Tra i tanti esponenti che hanno risposto all'appello di Sandro Ruotolo e Paolo Siani, ci sono anche l'ex presidente della Camera dei Deputati, Roberto Fico e lo scrittore Maurizio De Giovanni. Solo loro due che hanno affiancato Siani e Ruotolo nella presentazione del Comitato. "Nell'intervento del governo non c'è quel senso di rivoluzione culturale profonda – spiega Fico – dobbiamo dare aiuti e fondi ai Comuni con una prospettiva di almeno 20 per lavorare sul disagio giovanile. Noi dobbiamo combattere dove ci sono dei vuoti, perché i vuoti verranno riempiti, è lì che dobbiamo portare la cultura dello Stato".
Un riferimento alle scuole, alle associazioni sportive, alle piazze sociali ma anche al lavoro che è lo strumento sicuramente più efficace per sottrare forza lavoro disponibile ai clan di camorra. Proprio quel tessuto sociale e associativo ospiterà a gennaio un grande meeting che il Comitato vuole realizzare incontrano la città. "Noi abbiamo un problema che è innanzitutto culturale – sottolinea Maurizio De Giovanni – a Napoli convivono due culture e due scale valoriali, una è quella criminale e l'altra è quella civile, quello che sta facendo il governo ha un problema nelle modalità di intervento, curare un sintomo non significa curare una malattia".

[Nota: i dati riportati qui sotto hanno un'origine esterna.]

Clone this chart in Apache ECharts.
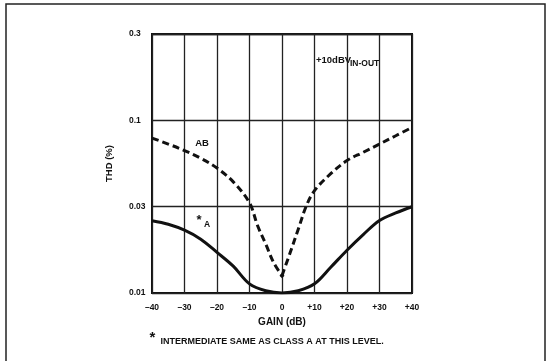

Lo scrittore napoletano fu tra quelli, dopo l'omicidio di Giogiò Cutolo, a indicare una strada diversa davanti alle richieste esclusivamente repressive che arrivavano da diversi ambienti. In quella occasione De Giovanni disse che bisogna salvare chi a 16 anni aveva una pistola in mano, altrimenti non lo avrebbe salvato nessuno. E' proprio questa differenza di approccio che contraddistingue l'iniziativa di "Disarmiamo Napoli" rispetto ad altri. "Noi dobbiamo combattere la cultura con la cultura, combattere i disvalori della malavita con i valori civili, è questa la battaglia" conclude lo scrittore.